>> START MATERIAL

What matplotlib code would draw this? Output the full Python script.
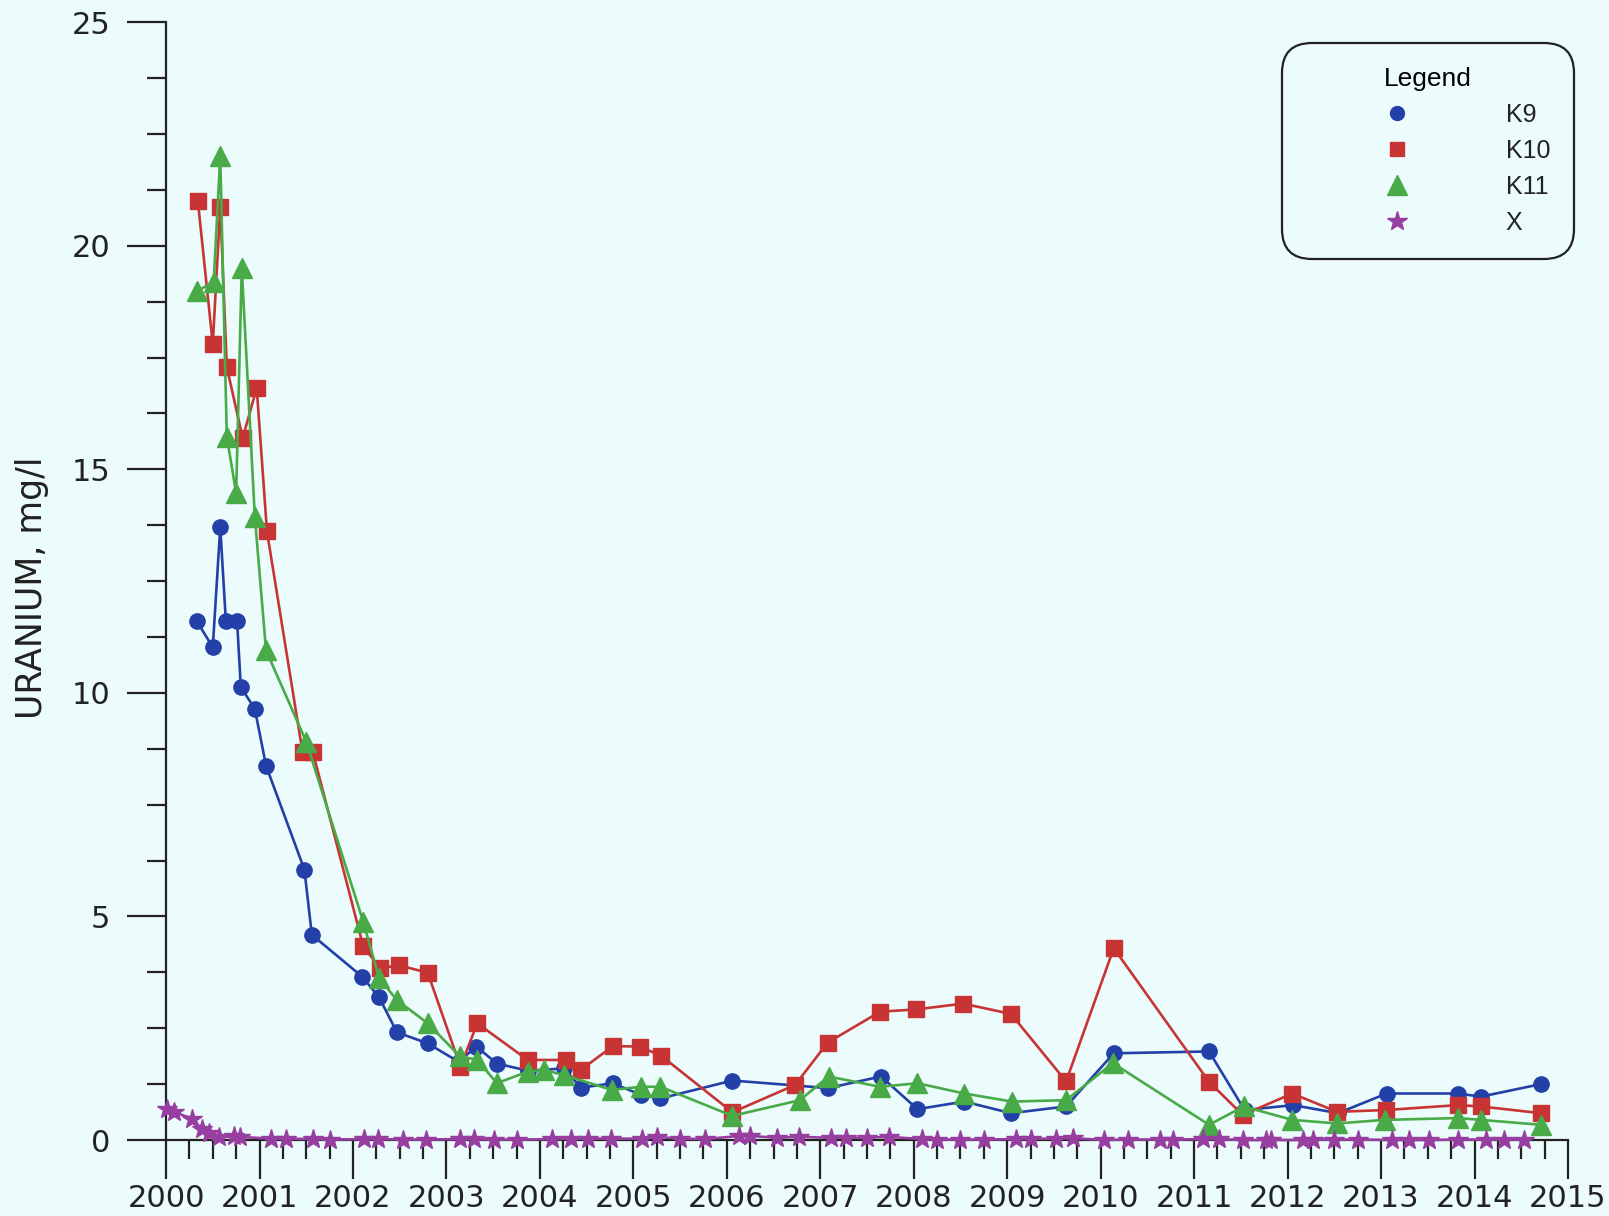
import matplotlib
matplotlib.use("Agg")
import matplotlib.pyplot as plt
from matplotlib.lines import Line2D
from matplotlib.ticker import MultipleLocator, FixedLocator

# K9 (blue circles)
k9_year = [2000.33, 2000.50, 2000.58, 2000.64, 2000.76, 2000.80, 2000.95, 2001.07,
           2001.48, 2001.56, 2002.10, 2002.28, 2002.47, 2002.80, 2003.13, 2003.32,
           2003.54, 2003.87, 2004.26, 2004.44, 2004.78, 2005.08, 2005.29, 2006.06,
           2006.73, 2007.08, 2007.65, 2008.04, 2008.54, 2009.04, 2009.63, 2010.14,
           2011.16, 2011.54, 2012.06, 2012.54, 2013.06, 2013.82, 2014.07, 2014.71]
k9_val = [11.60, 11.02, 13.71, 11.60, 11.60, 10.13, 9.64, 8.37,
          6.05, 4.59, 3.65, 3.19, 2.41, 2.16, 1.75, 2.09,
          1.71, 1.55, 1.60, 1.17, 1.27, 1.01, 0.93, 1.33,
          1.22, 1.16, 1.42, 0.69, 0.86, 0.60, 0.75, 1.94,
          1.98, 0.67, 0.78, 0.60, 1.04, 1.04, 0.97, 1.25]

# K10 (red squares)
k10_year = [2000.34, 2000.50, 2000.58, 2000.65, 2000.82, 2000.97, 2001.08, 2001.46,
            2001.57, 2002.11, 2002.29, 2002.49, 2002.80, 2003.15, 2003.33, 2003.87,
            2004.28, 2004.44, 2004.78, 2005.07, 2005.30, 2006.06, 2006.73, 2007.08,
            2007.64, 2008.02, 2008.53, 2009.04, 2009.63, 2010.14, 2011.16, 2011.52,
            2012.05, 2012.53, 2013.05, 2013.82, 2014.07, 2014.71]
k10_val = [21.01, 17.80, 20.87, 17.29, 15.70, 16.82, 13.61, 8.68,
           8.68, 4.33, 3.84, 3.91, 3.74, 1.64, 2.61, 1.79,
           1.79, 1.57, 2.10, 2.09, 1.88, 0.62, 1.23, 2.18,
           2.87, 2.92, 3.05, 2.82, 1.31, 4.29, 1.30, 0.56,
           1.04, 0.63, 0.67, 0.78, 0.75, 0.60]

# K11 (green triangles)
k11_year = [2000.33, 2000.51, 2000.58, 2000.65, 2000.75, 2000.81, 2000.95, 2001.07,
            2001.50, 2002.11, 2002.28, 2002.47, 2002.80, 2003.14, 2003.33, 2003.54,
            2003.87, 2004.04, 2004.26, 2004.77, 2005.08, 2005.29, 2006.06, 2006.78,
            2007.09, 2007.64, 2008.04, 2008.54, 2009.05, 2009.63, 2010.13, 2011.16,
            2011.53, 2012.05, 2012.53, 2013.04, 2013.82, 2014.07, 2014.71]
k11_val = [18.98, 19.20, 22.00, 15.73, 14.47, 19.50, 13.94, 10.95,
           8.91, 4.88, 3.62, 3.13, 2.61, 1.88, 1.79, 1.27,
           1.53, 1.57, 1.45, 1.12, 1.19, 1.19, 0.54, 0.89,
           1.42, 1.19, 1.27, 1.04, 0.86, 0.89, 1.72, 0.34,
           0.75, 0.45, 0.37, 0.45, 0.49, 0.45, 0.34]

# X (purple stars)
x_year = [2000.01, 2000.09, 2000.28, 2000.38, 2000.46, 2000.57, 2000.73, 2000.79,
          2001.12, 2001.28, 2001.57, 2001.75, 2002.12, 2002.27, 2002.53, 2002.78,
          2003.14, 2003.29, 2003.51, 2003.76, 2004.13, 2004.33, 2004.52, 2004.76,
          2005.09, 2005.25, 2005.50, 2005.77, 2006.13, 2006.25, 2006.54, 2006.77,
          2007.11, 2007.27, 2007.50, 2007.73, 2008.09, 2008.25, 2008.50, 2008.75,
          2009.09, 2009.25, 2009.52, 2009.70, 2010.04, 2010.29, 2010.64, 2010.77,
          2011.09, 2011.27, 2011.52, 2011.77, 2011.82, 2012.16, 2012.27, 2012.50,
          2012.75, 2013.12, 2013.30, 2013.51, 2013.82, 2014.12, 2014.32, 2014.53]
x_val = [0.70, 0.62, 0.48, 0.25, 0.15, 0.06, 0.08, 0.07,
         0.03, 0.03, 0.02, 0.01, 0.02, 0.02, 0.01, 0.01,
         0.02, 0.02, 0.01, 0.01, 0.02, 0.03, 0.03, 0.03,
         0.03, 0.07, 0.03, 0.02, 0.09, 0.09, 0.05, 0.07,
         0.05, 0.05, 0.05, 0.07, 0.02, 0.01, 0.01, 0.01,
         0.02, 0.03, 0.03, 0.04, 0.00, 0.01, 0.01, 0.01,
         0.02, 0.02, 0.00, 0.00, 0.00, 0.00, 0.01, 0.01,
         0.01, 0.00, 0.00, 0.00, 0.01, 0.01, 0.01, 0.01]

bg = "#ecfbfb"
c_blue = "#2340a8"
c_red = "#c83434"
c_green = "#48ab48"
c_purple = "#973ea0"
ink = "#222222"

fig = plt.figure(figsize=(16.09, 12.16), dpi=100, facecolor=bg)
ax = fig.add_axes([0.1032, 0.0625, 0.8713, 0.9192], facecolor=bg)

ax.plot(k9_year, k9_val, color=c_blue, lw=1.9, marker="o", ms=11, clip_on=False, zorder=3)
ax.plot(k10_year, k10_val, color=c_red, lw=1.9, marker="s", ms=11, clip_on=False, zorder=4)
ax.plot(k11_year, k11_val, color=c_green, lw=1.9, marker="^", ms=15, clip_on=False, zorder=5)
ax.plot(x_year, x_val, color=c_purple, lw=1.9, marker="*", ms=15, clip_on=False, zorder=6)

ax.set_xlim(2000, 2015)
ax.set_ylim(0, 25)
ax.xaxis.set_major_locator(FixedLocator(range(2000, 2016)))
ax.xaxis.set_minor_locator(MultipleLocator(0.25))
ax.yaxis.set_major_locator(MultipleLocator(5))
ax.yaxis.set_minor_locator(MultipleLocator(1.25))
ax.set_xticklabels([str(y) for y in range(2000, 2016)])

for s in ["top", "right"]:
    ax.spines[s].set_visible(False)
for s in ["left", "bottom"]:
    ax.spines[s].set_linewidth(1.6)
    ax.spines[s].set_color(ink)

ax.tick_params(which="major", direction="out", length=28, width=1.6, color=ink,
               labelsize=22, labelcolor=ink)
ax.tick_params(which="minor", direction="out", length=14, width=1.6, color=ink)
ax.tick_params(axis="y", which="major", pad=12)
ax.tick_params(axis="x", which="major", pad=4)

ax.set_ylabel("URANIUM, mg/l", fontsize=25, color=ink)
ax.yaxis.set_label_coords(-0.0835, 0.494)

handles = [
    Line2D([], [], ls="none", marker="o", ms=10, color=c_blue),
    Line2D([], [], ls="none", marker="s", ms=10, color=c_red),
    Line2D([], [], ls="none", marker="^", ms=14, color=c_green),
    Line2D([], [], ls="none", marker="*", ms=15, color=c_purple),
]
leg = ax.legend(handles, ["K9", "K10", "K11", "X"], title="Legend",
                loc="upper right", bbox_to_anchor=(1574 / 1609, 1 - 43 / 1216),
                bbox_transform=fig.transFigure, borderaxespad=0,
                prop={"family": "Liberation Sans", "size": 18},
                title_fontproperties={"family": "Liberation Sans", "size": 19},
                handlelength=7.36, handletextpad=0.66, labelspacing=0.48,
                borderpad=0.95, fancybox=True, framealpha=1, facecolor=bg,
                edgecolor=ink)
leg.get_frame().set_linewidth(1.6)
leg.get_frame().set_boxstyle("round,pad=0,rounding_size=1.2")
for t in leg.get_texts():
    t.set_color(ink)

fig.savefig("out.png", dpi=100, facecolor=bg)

>> END MATERIAL

_YOUR TASK_: Starting at the top of the listing above, reproduce each line up to and including the one with "from matplotlib.ticker import"; omit the pictures.

_ANSWER FOR THIS EXERCISE_:
What matplotlib code would draw this? Output the full Python script.
import matplotlib
matplotlib.use("Agg")
import matplotlib.pyplot as plt
from matplotlib.lines import Line2D
from matplotlib.ticker import MultipleLocator, FixedLocator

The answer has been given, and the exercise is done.